A river runs through it

“The Clark Fork River and its adjacent parks are the heart of downtown,” note the planners. I recently watched Robert Redford’s classic, A River Runs Through It, a historical movie set in Missoula that depicts a fly-fishing family in the early 20th Century. A river running through downtown is common—but this energetic, Rocky Mountain river is special. The Clark Fork became an overlooked asset in the 20th Century, until it was rediscovered and improved by multiuse trails and public access as a natural amenity. Kayaking, river surfing, and tubing are popular activities.

Open space improvements, emphasizing the river. Source: Dover Kohl

“The plan continues to build upon these efforts, proposing new parkland to be created within the flood zone, fronting development towards the river with an engaging frontage, and formalizing river access points to limit erosion,” Dover Kohl reports.

The many bridges that cross the river also span the multiuse trails, but this creates uninviting, leftover places.

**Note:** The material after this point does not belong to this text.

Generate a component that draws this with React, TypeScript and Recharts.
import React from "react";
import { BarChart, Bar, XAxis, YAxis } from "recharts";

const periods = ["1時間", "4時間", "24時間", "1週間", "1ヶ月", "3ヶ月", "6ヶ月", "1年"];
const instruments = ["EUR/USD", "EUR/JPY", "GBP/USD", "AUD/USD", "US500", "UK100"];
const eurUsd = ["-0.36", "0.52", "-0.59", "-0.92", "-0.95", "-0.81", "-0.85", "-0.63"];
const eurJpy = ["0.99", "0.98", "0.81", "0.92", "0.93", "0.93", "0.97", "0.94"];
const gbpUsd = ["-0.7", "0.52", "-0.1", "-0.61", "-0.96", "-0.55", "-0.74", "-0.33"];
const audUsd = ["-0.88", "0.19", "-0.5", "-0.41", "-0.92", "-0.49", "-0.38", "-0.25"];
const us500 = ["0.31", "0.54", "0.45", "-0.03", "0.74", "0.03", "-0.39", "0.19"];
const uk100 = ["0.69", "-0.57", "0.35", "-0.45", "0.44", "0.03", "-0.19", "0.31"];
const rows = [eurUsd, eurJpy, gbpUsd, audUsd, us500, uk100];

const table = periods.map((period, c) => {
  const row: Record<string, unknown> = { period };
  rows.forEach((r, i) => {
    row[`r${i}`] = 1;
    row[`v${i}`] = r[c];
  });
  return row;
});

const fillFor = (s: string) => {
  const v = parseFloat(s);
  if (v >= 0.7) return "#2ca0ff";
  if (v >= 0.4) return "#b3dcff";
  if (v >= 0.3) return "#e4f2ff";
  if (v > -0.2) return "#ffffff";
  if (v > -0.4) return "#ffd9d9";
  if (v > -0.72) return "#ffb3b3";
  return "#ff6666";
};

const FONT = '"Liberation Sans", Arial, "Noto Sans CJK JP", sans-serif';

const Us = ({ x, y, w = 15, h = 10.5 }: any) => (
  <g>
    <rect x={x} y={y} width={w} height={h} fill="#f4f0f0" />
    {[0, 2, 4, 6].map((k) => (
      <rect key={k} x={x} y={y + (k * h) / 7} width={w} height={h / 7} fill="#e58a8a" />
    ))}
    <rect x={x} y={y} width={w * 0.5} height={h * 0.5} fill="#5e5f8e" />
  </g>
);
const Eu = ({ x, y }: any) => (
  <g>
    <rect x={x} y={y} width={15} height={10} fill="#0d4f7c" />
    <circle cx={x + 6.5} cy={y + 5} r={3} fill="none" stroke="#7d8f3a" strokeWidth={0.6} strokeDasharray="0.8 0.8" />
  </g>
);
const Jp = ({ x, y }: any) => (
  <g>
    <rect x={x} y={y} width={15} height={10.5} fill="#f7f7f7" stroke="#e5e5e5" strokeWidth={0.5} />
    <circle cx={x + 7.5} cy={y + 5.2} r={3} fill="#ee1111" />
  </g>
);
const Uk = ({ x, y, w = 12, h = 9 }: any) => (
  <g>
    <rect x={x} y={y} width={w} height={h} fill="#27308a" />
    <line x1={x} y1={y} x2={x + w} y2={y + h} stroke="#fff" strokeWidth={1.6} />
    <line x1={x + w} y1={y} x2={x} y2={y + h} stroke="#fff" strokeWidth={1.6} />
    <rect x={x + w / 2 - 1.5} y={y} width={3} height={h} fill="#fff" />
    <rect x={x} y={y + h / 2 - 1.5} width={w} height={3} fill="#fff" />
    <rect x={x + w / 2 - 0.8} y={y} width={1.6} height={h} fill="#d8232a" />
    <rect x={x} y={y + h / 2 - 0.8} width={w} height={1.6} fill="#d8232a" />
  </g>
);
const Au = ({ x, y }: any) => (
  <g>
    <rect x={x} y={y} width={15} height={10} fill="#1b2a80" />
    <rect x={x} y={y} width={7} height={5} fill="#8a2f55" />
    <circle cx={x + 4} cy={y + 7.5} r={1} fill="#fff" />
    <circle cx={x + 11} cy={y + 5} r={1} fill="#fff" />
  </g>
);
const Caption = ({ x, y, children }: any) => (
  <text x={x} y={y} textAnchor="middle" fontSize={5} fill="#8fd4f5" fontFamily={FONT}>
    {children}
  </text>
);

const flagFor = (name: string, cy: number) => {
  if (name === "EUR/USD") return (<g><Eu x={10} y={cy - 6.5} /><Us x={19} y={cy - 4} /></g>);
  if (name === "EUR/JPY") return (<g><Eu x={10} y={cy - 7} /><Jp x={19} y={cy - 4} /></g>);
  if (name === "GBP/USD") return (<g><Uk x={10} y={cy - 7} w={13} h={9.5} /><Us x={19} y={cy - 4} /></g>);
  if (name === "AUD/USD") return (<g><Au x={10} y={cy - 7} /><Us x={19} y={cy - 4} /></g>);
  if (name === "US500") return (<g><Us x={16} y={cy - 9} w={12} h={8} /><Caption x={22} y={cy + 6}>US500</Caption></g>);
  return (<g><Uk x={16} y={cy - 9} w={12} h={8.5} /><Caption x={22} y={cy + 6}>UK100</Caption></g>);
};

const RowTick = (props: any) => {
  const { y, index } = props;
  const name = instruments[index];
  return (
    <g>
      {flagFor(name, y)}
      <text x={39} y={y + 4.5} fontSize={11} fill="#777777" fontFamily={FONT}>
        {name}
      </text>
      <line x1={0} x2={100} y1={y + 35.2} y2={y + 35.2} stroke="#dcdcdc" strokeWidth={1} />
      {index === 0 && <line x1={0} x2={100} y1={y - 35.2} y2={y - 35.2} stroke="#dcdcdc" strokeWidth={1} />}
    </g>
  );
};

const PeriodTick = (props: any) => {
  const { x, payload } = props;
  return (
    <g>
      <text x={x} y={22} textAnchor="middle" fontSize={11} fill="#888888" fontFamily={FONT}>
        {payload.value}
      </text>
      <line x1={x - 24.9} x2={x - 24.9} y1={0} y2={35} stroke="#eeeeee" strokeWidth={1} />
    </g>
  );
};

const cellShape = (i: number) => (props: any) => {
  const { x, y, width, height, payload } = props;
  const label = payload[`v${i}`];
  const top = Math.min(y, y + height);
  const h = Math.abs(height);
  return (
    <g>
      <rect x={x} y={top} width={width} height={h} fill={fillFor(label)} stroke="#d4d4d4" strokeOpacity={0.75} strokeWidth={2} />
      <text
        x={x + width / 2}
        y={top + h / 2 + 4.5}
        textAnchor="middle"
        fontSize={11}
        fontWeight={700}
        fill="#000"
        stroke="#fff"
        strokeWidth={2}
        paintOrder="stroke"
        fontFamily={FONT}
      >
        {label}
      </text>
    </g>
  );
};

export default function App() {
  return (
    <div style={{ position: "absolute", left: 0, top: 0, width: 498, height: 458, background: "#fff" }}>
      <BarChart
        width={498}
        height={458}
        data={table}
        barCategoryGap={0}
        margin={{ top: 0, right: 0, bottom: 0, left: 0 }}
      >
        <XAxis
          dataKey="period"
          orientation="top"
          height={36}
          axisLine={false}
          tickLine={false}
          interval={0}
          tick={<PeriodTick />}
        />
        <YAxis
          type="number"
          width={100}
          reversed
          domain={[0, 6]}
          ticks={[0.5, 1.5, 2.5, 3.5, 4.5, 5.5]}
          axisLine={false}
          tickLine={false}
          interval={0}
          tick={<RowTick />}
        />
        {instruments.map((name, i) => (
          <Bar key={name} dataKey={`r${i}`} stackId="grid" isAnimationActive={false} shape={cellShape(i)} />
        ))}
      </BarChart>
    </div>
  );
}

The plan looks at creative use of these spaces through art, lighting, and activities. 

Other aspects to this plan are aimed at creating a wide-range of diverse uses, including a proposal to convert a former city library to a museum that displays art that is in storage by the University of Montana. Strengthening regional cultural assets is important to the 15-minute city.

As a bonus, the planning process also had a salutary effect on suburban growth, thanks to a suggestion made by the planners and city officials who acted on a good idea. Growth to the west of the city on a major tract is being reorganized as walkable, mixed-use neighborhoods. “The plan identified a 1,500-acre area outside of Downtown that was contiguous to the boundary of urban development, and recommended that the city annex the land and build ‘downtown neighborhoods’ connected to downtown by transit.” That idea was planned, coded, and is under development now.